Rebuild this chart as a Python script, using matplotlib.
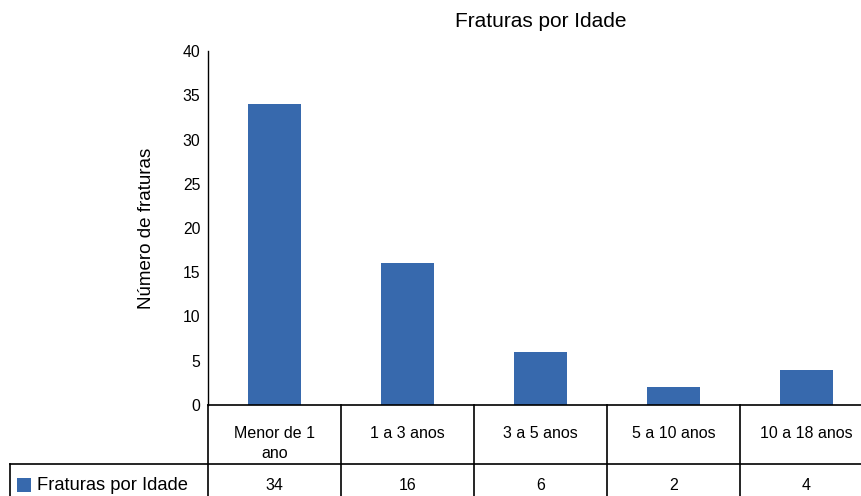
import matplotlib
matplotlib.use("Agg")
import matplotlib.pyplot as plt
from matplotlib.transforms import blended_transform_factory
from matplotlib.patches import Rectangle

# ── Data ──────────────────────────────────────────────────────────────────────
categories = ["Menor de 1\nano", "1 a 3 anos", "3 a 5 anos", "5 a 10 anos", "10 a 18 anos"]
values     = [34, 16, 6, 2, 4]
series     = "Fraturas por Idade"
yticks     = [0, 5, 10, 15, 20, 25, 30, 35, 40]

BAR = "#3769ad"
W, H = 861, 496

plt.rcParams["font.family"] = ["Liberation Sans", "DejaVu Sans"]

fig = plt.figure(figsize=(W / 100, H / 100), dpi=100)
fig.patch.set_facecolor("white")

# axes extends past the right edge (last column is cut off in the original)
ax_l, ax_b, ax_w, ax_h = 208, 405, 665, 354
ax = fig.add_axes([ax_l / W, 1 - ax_b / H, ax_w / W, ax_h / H])

x = list(range(len(values)))
ax.bar(x, values, width=0.4, color=BAR, zorder=2)

ax.set_xlim(-0.5, len(values) - 0.5)
ax.set_ylim(0, 40)
ax.set_yticks(yticks)
ax.tick_params(axis="y", length=0, labelsize=11.3, pad=5.5)
ax.set_xticks([])
for s in ("top", "right", "bottom"):
    ax.spines[s].set_visible(False)
ax.spines["left"].set_linewidth(1)
ax.set_ylabel("Número de fraturas", fontsize=13.5, labelpad=20)
ax.set_title("Fraturas por Idade", fontsize=15, pad=17)

# ── Data table below the axis ────────────────────────────────────────────────
tr = blended_transform_factory(ax.transData, fig.transFigure)
ff = fig.transFigure
y_axis = 1 - ax_b / H
y_mid = 1 - 464 / H
y_bot = 0.0
lw = 1.2

# horizontal lines
ax.plot([-0.5, len(values) - 0.5], [y_axis, y_axis], transform=tr,
        color="black", lw=lw, clip_on=False)
fig.add_artist(plt.Line2D([10 / W, 1], [y_mid, y_mid], transform=ff,
                          color="black", lw=lw))
# legend cell left border
fig.add_artist(plt.Line2D([10 / W, 10 / W], [y_bot, y_mid], transform=ff,
                          color="black", lw=lw))
# column boundaries
for i in range(len(values) + 1):
    xb = i - 0.5
    ax.plot([xb, xb], [y_bot, y_axis], transform=tr, color="black",
            lw=lw, clip_on=False)

y_cat = 1 - 426 / H
y_val = 1 - 485 / H
for i, (c, v) in enumerate(zip(categories, values)):
    ax.text(i, y_cat, c, transform=tr, ha="center", va="top",
            multialignment="center", fontsize=11.5, linespacing=1.4)
    ax.text(i, y_val, str(v), transform=tr, ha="center", va="center",
            fontsize=11.5)

# legend key in the table
fig.add_artist(Rectangle((17 / W, 1 - 492 / H), 14 / W, 14 / H,
                         transform=ff, facecolor=BAR, edgecolor="none"))
fig.text(37 / W, y_val, series, ha="left", va="center", fontsize=13.2)

fig.savefig("out.png", dpi=100)
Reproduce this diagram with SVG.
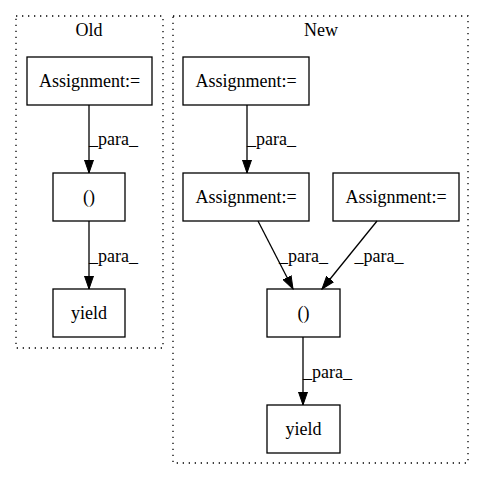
<svg xmlns="http://www.w3.org/2000/svg" width="485" height="480" viewBox="0 0 485 480">
<defs>
<marker id="ah" markerUnits="userSpaceOnUse" markerWidth="14" markerHeight="10" refX="13" refY="5" orient="auto">
<path d="M0,0.5 L13,5 L0,9.5 z" fill="#000" stroke="#000" stroke-width="1"/>
</marker>
</defs>
<style>
text { font-family: "Liberation Serif", "Times New Roman", serif; font-size: 18px; fill: #000; }
.n rect { fill: #fff; stroke: #000; stroke-width: 1.3; }
.n text, .c text { text-anchor: middle; }
.c { fill: none; stroke: #000; stroke-width: 1.3; stroke-dasharray: 1.3,4.7; }
.e line { stroke: #000; stroke-width: 1.3; marker-end: url(#ah); }
.e text { text-anchor: middle; }
</style>
<rect width="485" height="480" fill="#fff"/>
<g id="cluster_old">
<rect class="c" x="16" y="16" width="147" height="332"/>
<text x="89" y="36" text-anchor="middle">Old</text>
</g>
<g id="cluster_new">
<rect class="c" x="173" y="16" width="295" height="447"/>
<text x="321" y="36" text-anchor="middle">New</text>
</g>
<g id="old_assign" class="n"><rect x="27" y="57" width="125" height="48"/><text x="89.5" y="87">Assignment:=</text></g>
<g id="old_call" class="n"><rect x="53" y="173" width="72" height="48"/><text x="89" y="203">()</text></g>
<g id="old_yield" class="n"><rect x="53" y="289" width="72" height="48"/><text x="89" y="319">yield</text></g>
<g id="new_assign1" class="n"><rect x="183" y="57" width="126" height="48"/><text x="246" y="87">Assignment:=</text></g>
<g id="new_assign2" class="n"><rect x="183" y="173" width="126" height="48"/><text x="246" y="203">Assignment:=</text></g>
<g id="new_assign3" class="n"><rect x="333" y="173" width="126" height="48"/><text x="396" y="203">Assignment:=</text></g>
<g id="new_call" class="n"><rect x="267" y="289" width="73" height="48"/><text x="303.5" y="319">()</text></g>
<g id="new_yield" class="n"><rect x="267" y="405" width="73" height="48"/><text x="303.5" y="435">yield</text></g>
<g id="connectors" class="e">
<line x1="89" y1="105" x2="89" y2="173"/><text x="113.5" y="145">_para_</text>
<line x1="89" y1="221" x2="89" y2="289"/><text x="113.5" y="262">_para_</text>
<line x1="247" y1="105" x2="247" y2="173"/><text x="271.5" y="145">_para_</text>
<line x1="258" y1="221" x2="293" y2="289"/><text x="303.5" y="262">_para_</text>
<line x1="377" y1="221" x2="322" y2="289"/><text x="379" y="262">_para_</text>
<line x1="303" y1="337" x2="303" y2="405"/><text x="327.5" y="378">_para_</text>
</g>
</svg>
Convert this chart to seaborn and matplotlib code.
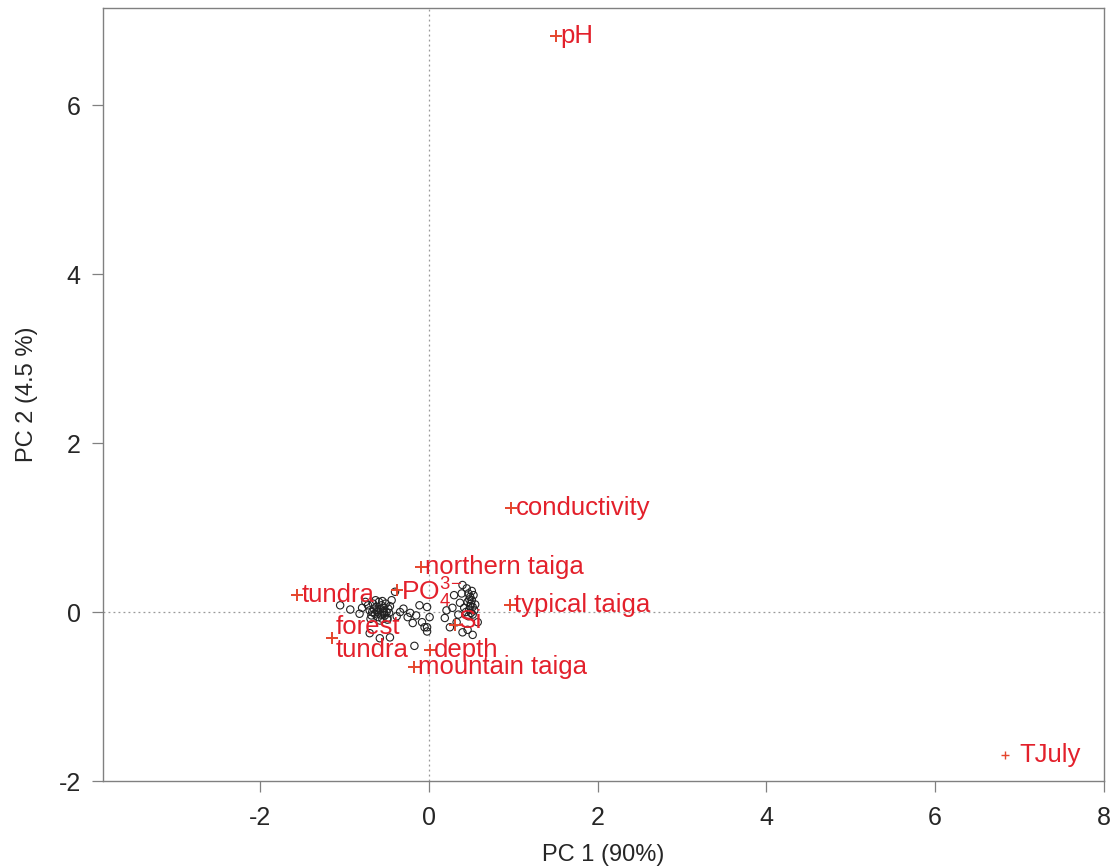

### WORK TO DO:
Write out, word for word, the lines from the start of the data through the one holding "ax = fig.add_axes([ax_l". Omit pictures.

### WRITTEN ANSWER:
Rebuild this chart as a Python script, using matplotlib.
import matplotlib
matplotlib.use("Agg")
import matplotlib.pyplot as plt
from matplotlib.transforms import blended_transform_factory
from matplotlib.patches import Rectangle

# ── Data ──────────────────────────────────────────────────────────────────────
categories = ["Menor de 1\nano", "1 a 3 anos", "3 a 5 anos", "5 a 10 anos", "10 a 18 anos"]
values     = [34, 16, 6, 2, 4]
series     = "Fraturas por Idade"
yticks     = [0, 5, 10, 15, 20, 25, 30, 35, 40]

BAR = "#3769ad"
W, H = 861, 496

plt.rcParams["font.family"] = ["Liberation Sans", "DejaVu Sans"]

fig = plt.figure(figsize=(W / 100, H / 100), dpi=100)
fig.patch.set_facecolor("white")

# axes extends past the right edge (last column is cut off in the original)
ax_l, ax_b, ax_w, ax_h = 208, 405, 665, 354
ax = fig.add_axes([ax_l / W, 1 - ax_b / H, ax_w / W, ax_h / H])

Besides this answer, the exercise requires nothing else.